The Debian base system is much, much smaller. I'm surprised that people consider Python to be part of it. However, APT depends on Perl and the C++ run-time library, so those two languages have been part of the base system for a very long time.

> I'm surprised that people consider Python to be part of it. However, APT depends on Perl

Pardon?

  $ file `which apt`
  /usr/local/bin/apt: Python script, ASCII text executable

Which apt is that?

? file `which apt`

/usr/bin/apt: ELF 64-bit LSB pie executable, x86-64, version 1 (SYSV), dynamically linked, interpreter /lib64/ld-linux-x86-64.so.2, BuildID[sha1]=157631f2617f73dee730273c7c598fd4d17b7284, for GNU/Linux 3.2.0, stripped

Debian doesn't ship files in /usr/local.

You can of course add your own "apt" binary in /usr/local/bin/apt which can be written in any language you like, say COBOL, Java, Common Lisp or Python.

Ah, of course. I guess this wrapper is provided by Mint.

I am curious: What does the wrapper do? Can you share the source code here?

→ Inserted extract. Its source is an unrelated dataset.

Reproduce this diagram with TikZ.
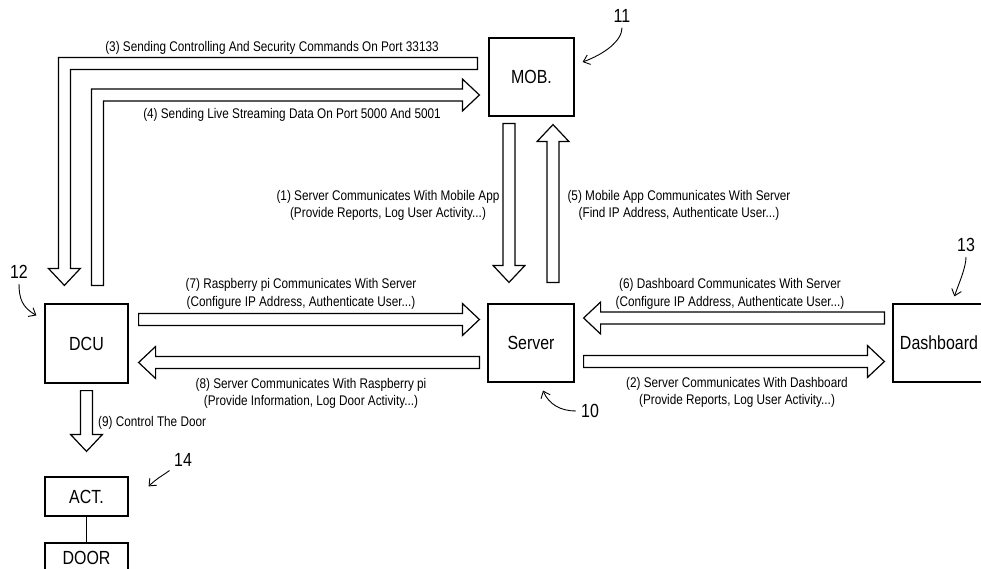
\documentclass[tikz,border=0pt]{standalone}
\usepackage{fontspec}
\setmainfont{Liberation Sans}
\newfontfamily\narrowfont[FakeStretch=0.84]{Liberation Sans}
\usepackage{tikz}
\usetikzlibrary{calc,arrows.meta}
\newcommand{\fatarrow}[2]{%
  \draw[fat] let \p1=(#1), \p2=(#2),
      \n1={veclen(\x2-\x1,\y2-\y1)},
      \n2={(\x2-\x1)/\n1}, \n3={(\y2-\y1)/\n1} in
    ({\x1-\n3*6pt},{\y1+\n2*6pt})
    -- ({\x2-\n2*17pt-\n3*6pt},{\y2-\n3*17pt+\n2*6pt})
    -- ({\x2-\n2*17pt-\n3*16pt},{\y2-\n3*17pt+\n2*16pt})
    -- (\x2,\y2)
    -- ({\x2-\n2*17pt+\n3*16pt},{\y2-\n3*17pt-\n2*16pt})
    -- ({\x2-\n2*17pt+\n3*6pt},{\y2-\n3*17pt-\n2*6pt})
    -- ({\x1+\n3*6pt},{\y1-\n2*6pt}) -- cycle;
}

\begin{document}
\begin{tikzpicture}[
    x=1pt,y=-1pt,
    box/.style={draw,line width=1.2pt,minimum width=85pt,minimum height=78pt,inner sep=0pt,font=\narrowfont\fontsize{19}{19}\selectfont},
    fat/.style={draw,line width=1.2pt,fill=white,line join=miter},
    txt/.style={align=center,inner sep=0pt,font=\narrowfont\fontsize{14}{17.5}\selectfont},
    num/.style={inner sep=2pt,font=\narrowfont\fontsize{19}{19}\selectfont},
    lead/.style={line width=0.9pt,shorten <=3pt,-{Straight Barb[length=6pt,width=10pt]}}
    ]
    \path[fill=white,use as bounding box] (0,0) rectangle (981,569);
    \node[box] (mob) at (531.5,77) {MOB.};
    \node[box,minimum width=83pt,minimum height=79pt] (dcu) at (86.5,343.5) {DCU};
    \node[box,minimum width=86pt] (srv) at (531,343) {Server};
    \node[box,minimum width=92pt] (dash) at (939,343) {Dashboard};
    \node[box,minimum width=83pt,minimum height=39pt] (act) at (86.5,496.5) {ACT.};
    \node[box,minimum width=83pt,minimum height=30pt] (door) at (86.5,558) {DOOR};
    \draw[line width=1.2pt] (act) -- (door);

    \coordinate (c3end) at ($(mob.west)+(-11,-13.5)$);
    \coordinate (c3tip) at ($(dcu.north west)+(20,-18)$);
    \coordinate (c3bend) at (c3tip |- c3end);
    \draw[fat] ($(c3end)+(0,-6)$) -- ($(c3bend)+(-6,-6)$) -- ($(c3tip)+(-6,-17)$) -- ($(c3tip)+(-16,-17)$) -- (c3tip)
      -- ($(c3tip)+(16,-17)$) -- ($(c3tip)+(6,-17)$) -- ($(c3bend)+(6,6)$) -- ($(c3end)+(0,6)$) -- cycle;
    \coordinate (c4start) at ($(dcu.north)+(11,-18)$);
    \coordinate (c4tip) at ($(mob.west)+(-9,18)$);
    \coordinate (c4bend) at (c4start |- c4tip);
    \draw[fat] ($(c4start)+(-6,0)$) -- ($(c4bend)+(-6,-6)$) -- ($(c4tip)+(-17,-6)$) -- ($(c4tip)+(-17,-16)$) -- (c4tip)
      -- ($(c4tip)+(-17,16)$) -- ($(c4tip)+(-17,6)$) -- ($(c4bend)+(6,6)$) -- ($(c4start)+(6,0)$) -- cycle;

    \fatarrow{$(mob.south)+(-22.5,7)$}{$(srv.north)+(-22,-21)$}
    \fatarrow{$(srv.north)+(22,-21)$}{$(mob.south)+(21.5,8)$}
    \fatarrow{$(dcu.east)+(10,-24)$}{$(srv.west)+(-8,-23.5)$}
    \fatarrow{$(srv.west)+(-8,19.5)$}{$(dcu.east)+(10,19)$}
    \fatarrow{$(dash.west)+(-8,-25)$}{$(srv.east)+(9,-25)$}
    \fatarrow{$(srv.east)+(9,18.5)$}{$(dash.west)+(-8,18.5)$}
    \fatarrow{$(dcu.south)+(0,7)$}{$(act.north)+(0,-25)$}

    \node[txt] (l3) at (272,48) {(3) Sending Controlling And Security Commands On Port 33133};
    \node[txt] (l4) at (292,115) {(4) Sending Live Streaming Data On Port 5000 And 5001};
    \node[txt] (l1) at (388,205.5) {(1) Server Communicates With Mobile App\\(Provide Reports, Log User Activity...)};
    \node[txt] (l5) at (679,205.5) {(5) Mobile App Communicates With Server\\(Find IP Address, Authenticate User...)};
    \node[txt] (l7) at (301,294) {(7) Raspberry pi Communicates With Server\\(Configure IP Address, Authenticate User...)};
    \node[txt] (l8) at (311,393.5) {(8) Server Communicates With Raspberry pi\\(Provide Information, Log Door Activity...)};
    \node[txt] (l6) at (730,294) {(6) Dashboard Communicates With Server\\(Configure IP Address, Authenticate User...)};
    \node[txt] (l2) at (737,392.5) {(2) Server Communicates With Dashboard\\(Provide Reports, Log User Activity...)};
    \node[txt,anchor=west] (l9) at (98,423) {(9) Control The Door};

    \node[num] (n11) at (622,16) {11};
    \node[num] (n12) at (19,272) {12};
    \node[num] (n10) at (590,411) {10};
    \node[num] (n13) at (966,245) {13};
    \node[num] (n14) at (183,460) {14};
    \draw[lead] (n11.south) .. controls +(0,16) and +(22,-8) .. ($(mob.east)+(8,-15)$);
    \draw[lead] (n12.south) .. controls +(0,18) and +(-14,-8) .. ($(dcu.north west)+(-8,12)$);
    \draw[lead] (n10.west) .. controls +(-18,0) and +(6,14) .. ($(srv.south)+(12,8)$);
    \draw[lead] (n13.south) .. controls +(0,14) and +(4,-12) .. ($(dash.north west)+(62,-7)$);
    \draw[lead] (n14.south west) .. controls +(-8,6) and +(8,-8) .. ($(act.north east)+(20,10)$);
  \end{tikzpicture}
\end{document}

It appears to re-organize various apt-related commands and sub-commands (including ones provided by additional distro-specific scripts) so that they're all available as sub-commands of `apt`. I don't do much micro-management so I haven't really thought about what the "proper" underlying commands are, except when I've had to look up specific `dpkg` invocations. It's about 200 lines.

Sorry, I meant that something in the package management stack depends on Perl (not APT specifically).

It looks like in trixie, it's libpam-modules that pulls in debconf, which is written in Perl. And libpam-modules is required by util-linux, which is Essential: yes.

I wonder how much of that Perl support is simply regex and other parsing utilities.

I’ve notice a lot of that in base OS systems

Its a curiosity more than anything though

A substantial fraction of apt is written in perl. It's actually still pretty core to debian, even if applications are using it less.

There is no Perl code in APT itself, nor in dpkg on the installing side; Perl is used by dpkg-dev, i.e. when building packages.

Ah, my apologies. I must admit I am not entirely clear on where the boundaries are between the different tools and other elements of the debian packaging process.

I'm sure the Debian base system doesn't include GUI stuff at all.